United Screws Around with Fuel Surcharges

Anyone else having flashbacks to 2000?

Fares are going up, sort of, but not in a healthy way. This time, it’s in the form of massively increased fuel surcharges. United put together a $25 each fuel surcharge for domestic flights, and the usual suspects have matched except for Northwest. They may match today, or it may fall apart, but I don’t like the trend this is setting.

No, it’s not the increase in fares that bothers me, but rather the piecemeal way in which it’s happening. All I know is that with fuel prices where they are, fares need to go up. They can do it with a fuel surcharge even though that seems like a waste of time. Why not just increase fares? Maybe there is a hidden reason that I don’t know. Are fuel surcharges commissionable? Anyway, that’s not the point.

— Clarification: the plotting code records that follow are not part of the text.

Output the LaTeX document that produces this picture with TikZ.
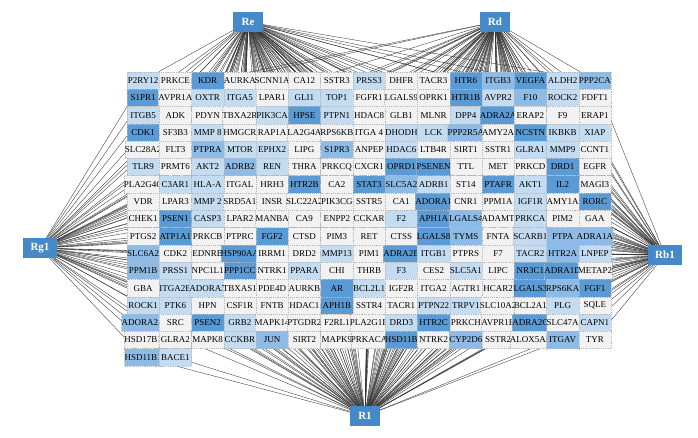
\documentclass[tikz,border=0pt]{standalone}
\usepackage{fontspec}
\setmainfont{Liberation Serif}
\pgfdeclarelayer{edges}
\pgfsetlayers{edges,main}
\definecolor{lvG}{HTML}{F2F2F2}
\definecolor{lvL}{HTML}{C4DCF1}
\definecolor{lvM}{HTML}{8DBBE5}
\definecolor{lvS}{HTML}{5A9AD5}
\definecolor{hubc}{HTML}{4689C9}
\def\numG{1}\def\numL{2}\def\numM{3}\def\numS{4}
\tikzset{
  cell/.style={rectangle, minimum width=32.27pt, minimum height=17.3pt, inner sep=0pt,
    draw=black!28, dash pattern=on 1.2pt off 1pt, line width=0.35pt,
    font=\fontsize{9}{9}\selectfont, text=black},
  hub/.style={rectangle, fill=hubc, text=white, inner sep=0pt, minimum height=20pt,
    font=\fontsize{11}{11}\selectfont\bfseries},
  edge/.style={draw=black!80, line width=0.35pt}
}
\newcommand\gcell[4]{%
  \pgfmathsetmacro\cx{127+32.27*(#2-0.5)}%
  \pgfmathsetmacro\cy{80.5+17.3*(#1-1)}%
  \node[cell, fill=lv#4] (n#1-#2) at (\cx,\cy) {#3};%
  \pgfmathsetmacro\dA{veclen((\cx-248)/100,(\cy-22)/100)}%
  \pgfmathsetmacro\dB{veclen((\cx-495)/100,(\cy-22)/100)}%
  \pgfmathsetmacro\dC{veclen((\cx-40)/100,(\cy-248)/100)}%
  \pgfmathsetmacro\dD{veclen((\cx-665)/100,(\cy-255)/100)}%
  \pgfmathsetmacro\dE{veclen((\cx-365)/100,(\cy-416)/100)}%
  \begin{pgfonlayer}{edges}%
  \foreach \hh/\dd in {Re/\dA,Rd/\dB,Rg1/\dC,Rb1/\dD,R1/\dE}{%
    \pgfmathtruncatemacro\rk{(\dA<\dd)+(\dB<\dd)+(\dC<\dd)+(\dD<\dd)+(\dE<\dd)}%
    \ifnum\rk<\csname num#4\endcsname\relax
      \draw[edge] (\hh) -- (n#1-#2);%
    \fi
  }%
  \end{pgfonlayer}%
}
\newcommand\grow[2]{%
  \foreach [count=\c] \t/\l in {#2}{\gcell{#1}{\c}{\t}{\l}}%
}
\begin{document}
\begin{tikzpicture}[x=1pt,y=-1pt]
\useasboundingbox (0,0) rectangle (698,437);
\node[hub, minimum width=30pt] (Re) at (248,22) {Re};
\node[hub, minimum width=30pt] (Rd) at (495,22) {Rd};
\node[hub, minimum width=34pt] (Rg1) at (40,248) {Rg1};
\node[hub, minimum width=34pt] (Rb1) at (665,255) {Rb1};
\node[hub, minimum width=30pt] (R1) at (365,416) {R1};
\grow{1}{P2RY12/L,PRKCE/G,KDR/S,AURKA/G,SCNN1A/G,CA12/G,SSTR3/G,PRSS3/L,DHFR/G,TACR3/G,HTR6/S,ITGB3/M,VEGFA/S,ALDH2/L,PPP2CA/M}
\grow{2}{S1PR1/S,AVPR1A/G,OXTR/L,ITGA5/L,LPAR1/G,GLI1/L,TOP1/L,FGFR1/G,LGALS9/G,OPRK1/G,HTR1B/S,AVPR2/L,F10/M,ROCK2/L,FDFT1/G}
\grow{3}{ITGB5/L,ADK/G,PDYN/G,TBXA2R/G,PIK3CA/L,HPSE/S,PTPN1/L,HDAC8/G,GLB1/G,MLNR/G,DPP4/L,ADRA2A/S,ERAP2/G,F9/G,ERAP1/G}
\grow{4}{CDK1/S,SF3B3/G,MMP 8/L,HMGCR/G,RAP1A/G,LA2G4A/G,RPS6KB/G,ITGA 4/G,DHODH/L,LCK/L,PPP2R5A/M,AMY2A/G,NCSTN/S,IKBKB/L,XIAP/L}
\grow{5}{SLC28A2/G,FLT3/G,PTPRA/M,MTOR/L,EPHX2/L,LIPG/G,S1PR3/M,ANPEP/G,HDAC6/L,LTB4R/G,SIRT1/G,SSTR1/G,GLRA1/L,MMP9/L,CCNT1/G}
\grow{6}{TLR9/L,PRMT6/G,AKT2/L,ADRB2/M,REN/L,THRA/G,PRKCQ/G,CXCR1/G,OPRD1/S,PSENEN/S,TTL/G,MET/G,PRKCD/G,DRD1/S,EGFR/G}
\grow{7}{PLA2G4C/G,C3AR1/L,HLA-A/L,ITGAL/G,HRH3/G,HTR2B/S,CA2/G,STAT3/S,SLC5A2/M,ADRB1/L,ST14/G,PTAFR/S,AKT1/L,IL2/S,MAGI3/G}
\grow{8}{VDR/G,LPAR3/G,MMP 2/L,SRD5A1/G,INSR/G,SLC22A2/G,PIK3CG/G,SSTR5/G,CA1/G,ADORA1/S,CNR1/G,PPM1A/G,IGF1R/L,AMY1A/G,RORC/S}
\grow{9}{CHEK1/G,PSEN1/S,CASP3/L,LPAR2/G,MANBA/G,CA9/G,ENPP2/G,CCKAR/G,F2/L,APH1A/S,LGALS4/M,ADAMT/G,PRKCA/L,PIM2/G,GAA/G}
\grow{10}{PTGS2/G,ATP1A1/S,PRKCB/G,PTPRC/G,FGF2/S,CTSD/G,PIM3/G,RET/G,CTSS/G,LGALS8/S,TYMS/M,FNTA/G,SCARB1/L,PTPA/M,ADRA1A/M}
\grow{11}{SLC6A2/M,CDK2/G,EDNRB/G,HSP90AA/S,IRRM1/G,DRD2/G,MMP13/L,PIM1/G,ADRA2B/S,ITGB1/L,PTPRS/G,F7/G,TACR2/L,HTR2A/M,LNPEP/L}
\grow{12}{PPM1B/M,PRSS1/L,NPC1L1/G,PPP1CC/S,NTRK1/G,PPARA/L,CHI/G,THRB/G,F3/L,CES2/G,SLC5A1/L,LIPC/G,NR3C1/S,ADRA1D/S,METAP2/G}
\grow{13}{GBA/G,ITGA2B/L,ADORA3/L,TBXAS1/G,PDE4D/G,AURKB/G,AR/S,BCL2L1/L,IGF2R/G,ITGA2/G,AGTR1/G,HCAR2/G,LGALS3/S,RPS6KA/M,FGF1/S}
\grow{14}{ROCK1/L,PTK6/L,HPN/G,CSF1R/G,FNTB/G,HDAC1/G,APH1B/S,SSTR4/G,TACR1/G,PTPN22/L,TRPV1/L,SLC10A2/G,BCL2A1/G,PLG/L,SQLE/G}
\grow{15}{ADORA2A/M,SRC/G,PSEN2/S,GRB2/L,MAPK14/G,PTGDR2/G,F2RL1/G,PLA2G1B/G,DRD3/L,HTR2C/S,PRKCH/G,AVPR1B/G,ADRA2C/S,SLC47A/G,CAPN1/L}
\grow{16}{HSD17B1/G,GLRA2/G,MAPK8/G,CCKBR/L,JUN/M,SIRT2/G,MAPK9/G,PRKACA/G,HSD11B/S,NTRK2/G,CYP2D6/M,SSTR2/G,ALOX5AP/G,ITGAV/M,TYR/G}
\grow{17}{HSD11B1/M,BACE1/L}
\end{tikzpicture}
\end{document}
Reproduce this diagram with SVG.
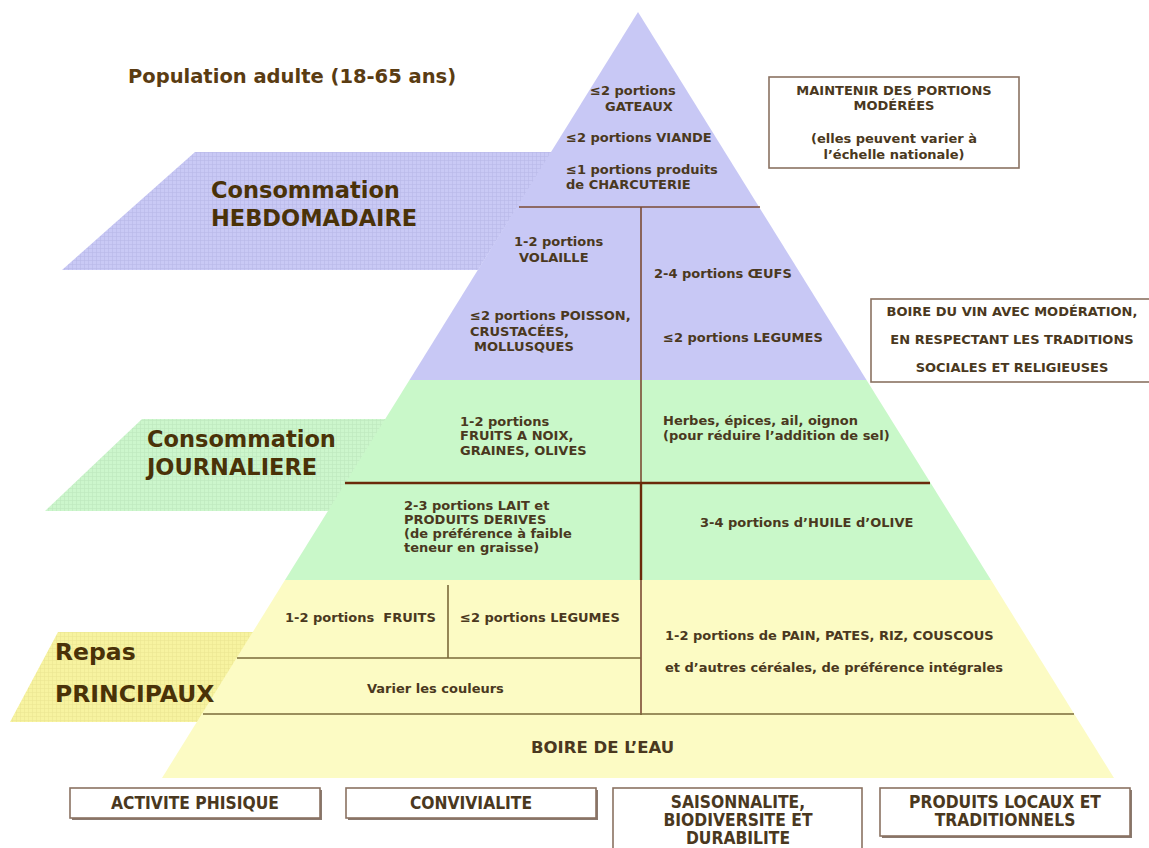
<svg xmlns="http://www.w3.org/2000/svg" width="1149" height="848" viewBox="0 0 1149 848">
<style>
  text { font-family: "DejaVu Sans", Verdana, sans-serif; font-weight: bold; fill: #4a3820; }
  .s { font-size: 13px; }
  .big { font-size: 22.5px; fill: #4a3208; }
  .rep { font-size: 23.5px; fill: #4a3208; }
  .pop { font-size: 19.5px; fill: #5a3c12; }
  .eau { font-size: 16.5px; }
  .nar { font-family: "DejaVu Sans Condensed", "DejaVu Sans", sans-serif; font-stretch: condensed; font-size: 17.3px; fill: #4a3820; }
  .box { fill: #ffffff; stroke: #8a7262; stroke-width: 1.6; }
  .sh { fill: #8a7a70; }
  .ln1 { stroke: #7b4b34; stroke-width: 1.6; }
  .ln2 { stroke: #6a2a0a; stroke-width: 2.4; }
  .ln3 { stroke: #7a6a3a; stroke-width: 1.6; }
</style>
<defs>
  <pattern id="gridB" width="4" height="4" patternUnits="userSpaceOnUse">
    <rect width="4" height="4" fill="#c9c9f5"/>
    <path d="M0 0.5H4M0.5 0V4" stroke="#b8b8e8" stroke-width="0.6"/>
  </pattern>
  <pattern id="gridG" width="4" height="4" patternUnits="userSpaceOnUse">
    <rect width="4" height="4" fill="#ccf6cc"/>
    <path d="M0 0.5H4M0.5 0V4" stroke="#bde8bd" stroke-width="0.6"/>
  </pattern>
  <pattern id="gridY" width="4" height="4" patternUnits="userSpaceOnUse">
    <rect width="4" height="4" fill="#f7f3a0"/>
    <path d="M0 0.5H4M0.5 0V4" stroke="#ebe592" stroke-width="0.6"/>
  </pattern>
</defs>
<rect width="1149" height="848" fill="#ffffff"/>

<g id="band-hebdomadaire">
  <polygon points="195,152 552,152 478,270 62,270" fill="url(#gridB)"/>
</g>
<g id="band-journaliere">
  <polygon points="142,419 386,419 329,511 45,511" fill="url(#gridG)"/>
</g>
<g id="band-repas">
  <polygon points="58,632 254,632 198,722 10,722" fill="url(#gridY)"/>
</g>

<g id="pyramid">
  <polygon id="tier-blue" points="638,12 866.5,380 409.5,380" fill="#c8c8f5"/>
  <polygon id="tier-green" points="409.5,380 866.5,380 991,580 285,580" fill="#c9f8c9"/>
  <polygon id="tier-yellow" points="285,580 991,580 1114,778 162,778" fill="#fcfbc4"/>
</g>

<g id="dividers">
  <line class="ln1" x1="519" y1="207" x2="760" y2="207"/>
  <line class="ln1" x1="641" y1="207" x2="641" y2="483"/>
  <line class="ln2" x1="345" y1="483" x2="930" y2="483"/>
  <line class="ln2" x1="641" y1="483" x2="641" y2="580"/>
  <line class="ln1" x1="641" y1="580" x2="641" y2="715"/>
  <line class="ln3" x1="448" y1="585" x2="448" y2="658"/>
  <line class="ln3" x1="237" y1="658" x2="641" y2="658"/>
  <line class="ln3" x1="203" y1="714" x2="1074" y2="714"/>
</g>

<g id="title">
  <text class="pop" x="128" y="83">Population adulte (18-65 ans)</text>
</g>

<g id="label-hebdomadaire">
  <text class="big" x="211" y="198">Consommation</text>
  <text class="big" x="211" y="226">HEBDOMADAIRE</text>
</g>
<g id="label-journaliere">
  <text class="big" x="147" y="447">Consommation</text>
  <text class="big" x="147" y="475">JOURNALIERE</text>
</g>
<g id="label-repas">
  <text class="rep" x="55" y="660">Repas</text>
  <text class="rep" x="55" y="702">PRINCIPAUX</text>
</g>

<g id="cell-gateaux">
  <text class="s" x="590" y="95">≤2 portions</text>
  <text class="s" x="605" y="111">GATEAUX</text>
</g>
<g id="cell-viande">
  <text class="s" x="566" y="142">≤2 portions VIANDE</text>
</g>
<g id="cell-charcuterie">
  <text class="s" x="566" y="174">≤1 portions produits</text>
  <text class="s" x="566" y="189">de CHARCUTERIE</text>
</g>
<g id="cell-volaille">
  <text class="s" x="514" y="246">1-2 portions</text>
  <text class="s" x="519" y="262">VOLAILLE</text>
</g>
<g id="cell-oeufs">
  <text class="s" x="654" y="278">2-4 portions ŒUFS</text>
</g>
<g id="cell-poisson">
  <text class="s" x="470" y="320">≤2 portions POISSON,</text>
  <text class="s" x="470" y="336">CRUSTACÉES,</text>
  <text class="s" x="474" y="351">MOLLUSQUES</text>
</g>
<g id="cell-legumes-sec">
  <text class="s" x="663" y="342">≤2 portions LEGUMES</text>
</g>
<g id="cell-noix">
  <text class="s" x="460" y="426">1-2 portions</text>
  <text class="s" x="460" y="440">FRUITS A NOIX,</text>
  <text class="s" x="460" y="455">GRAINES, OLIVES</text>
</g>
<g id="cell-herbes">
  <text class="s" x="663" y="425">Herbes, épices, ail, oignon</text>
  <text class="s" x="663" y="440">(pour réduire l’addition de sel)</text>
</g>
<g id="cell-lait">
  <text class="s" x="404" y="510">2-3 portions LAIT et</text>
  <text class="s" x="404" y="524">PRODUITS DERIVES</text>
  <text class="s" x="404" y="538">(de préférence à faible</text>
  <text class="s" x="404" y="552">teneur en graisse)</text>
</g>
<g id="cell-huile">
  <text class="s" x="700" y="527">3-4 portions d’HUILE d’OLIVE</text>
</g>
<g id="cell-fruits">
  <text class="s" x="285" y="622" xml:space="preserve">1-2 portions  FRUITS</text>
</g>
<g id="cell-legumes">
  <text class="s" x="460" y="622">≤2 portions LEGUMES</text>
</g>
<g id="cell-couleurs">
  <text class="s" x="367" y="693">Varier les couleurs</text>
</g>
<g id="cell-cereales">
  <text class="s" x="665" y="640">1-2 portions de PAIN, PATES, RIZ, COUSCOUS</text>
  <text class="s" x="665" y="672">et d’autres céréales, de préférence intégrales</text>
</g>
<g id="cell-eau">
  <text class="eau" x="531" y="753">BOIRE DE L’EAU</text>
</g>

<g id="box-portions">
  <rect class="box" x="769" y="77" width="250" height="91"/>
  <text class="s" x="894" y="95" text-anchor="middle">MAINTENIR DES PORTIONS</text>
  <text class="s" x="894" y="110" text-anchor="middle">MODÉRÉES</text>
  <text class="s" x="894" y="143" text-anchor="middle">(elles peuvent varier à</text>
  <text class="s" x="894" y="159" text-anchor="middle">l’échelle nationale)</text>
</g>
<g id="box-vin">
  <rect class="box" x="871" y="299" width="280" height="83"/>
  <text class="s" x="1012" y="316" text-anchor="middle">BOIRE DU VIN AVEC MODÉRATION,</text>
  <text class="s" x="1012" y="344" text-anchor="middle">EN RESPECTANT LES TRADITIONS</text>
  <text class="s" x="1012" y="372" text-anchor="middle">SOCIALES ET RELIGIEUSES</text>
</g>

<g id="box-activite">
  <rect class="sh" x="72" y="790" width="250" height="30"/>
  <rect class="box" x="70" y="788" width="250" height="30"/>
  <text class="nar" x="195" y="809" text-anchor="middle">ACTIVITE PHISIQUE</text>
</g>
<g id="box-convivialite">
  <rect class="sh" x="348" y="790" width="250" height="30"/>
  <rect class="box" x="346" y="788" width="250" height="30"/>
  <text class="nar" x="471" y="809" text-anchor="middle">CONVIVIALITE</text>
</g>
<g id="box-saisonnalite">
  <rect class="box" x="613" y="788" width="249" height="64"/>
  <text class="nar" x="738" y="808" text-anchor="middle">SAISONNALITE,</text>
  <text class="nar" x="738" y="826" text-anchor="middle">BIODIVERSITE ET</text>
  <text class="nar" x="738" y="844" text-anchor="middle">DURABILITE</text>
</g>
<g id="box-produits">
  <rect class="sh" x="882" y="790" width="250" height="48"/>
  <rect class="box" x="880" y="788" width="250" height="48"/>
  <text class="nar" x="1005" y="808" text-anchor="middle">PRODUITS LOCAUX ET</text>
  <text class="nar" x="1005" y="826" text-anchor="middle">TRADITIONNELS</text>
</g>
</svg>
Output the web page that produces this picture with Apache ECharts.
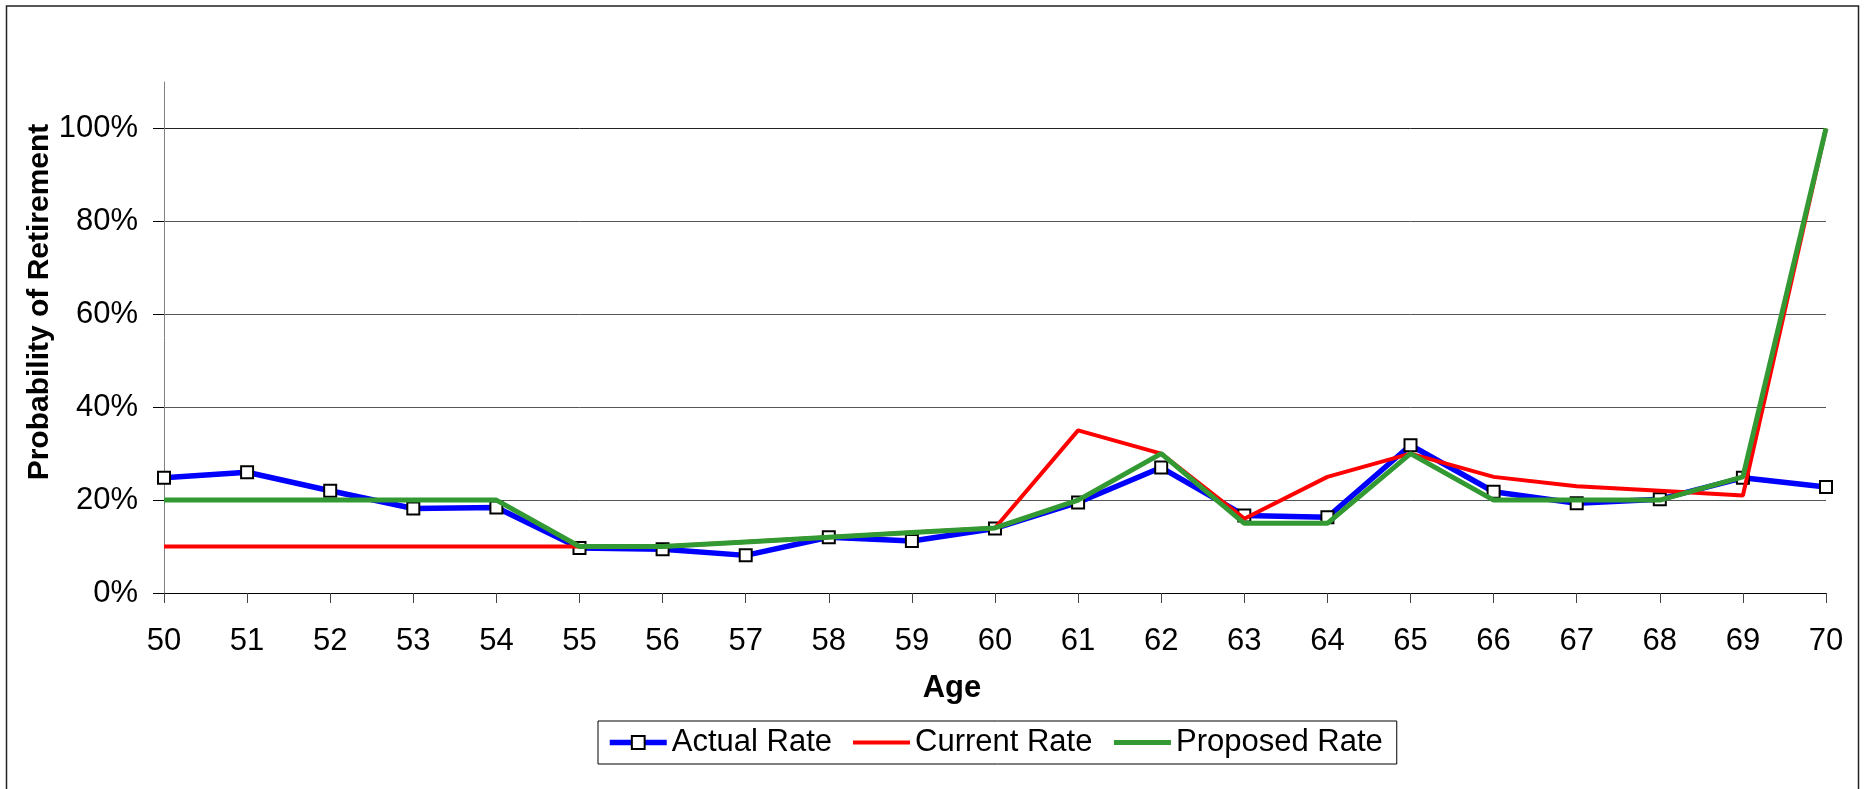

As with most fare increases, this happens on higher structure fares. Take LAX to Chicago on United, for example. Right now there are sale fares out there for as low as $224 roundtrip. The surcharge doesn’t apply to these fares. In fact, the fuel surcharge doesn’t apply until you reach the “UA” fare for a whopping $437 each way. You think there are a lot of leisure travelers buying that fare? Nope.

So, it’s like we saw in 2000 right before the bubble burst, fares at the upper end of the spectrum kept going up while leisure fares stayed where they were. When the economy started going downhill, business travel started to drop off or at the least became much more cost conscious. That meant fewer seats were filled and less revenue was coming in the door. To compensate, the airlines had to fall back on the leisure fares, and those were still too low. Since the number of passengers dropped off, fares dropped so that people would buy more tickets. And that’s how the airlines started bleeding money last time.

People may say that we don’t need less capacity since planes are full, but it’s higher business fares that are propping that up right now. Planes may be full, but airlines will be losing money when they have to rely on leisure fares that they have been unable to increase. That doesn’t work.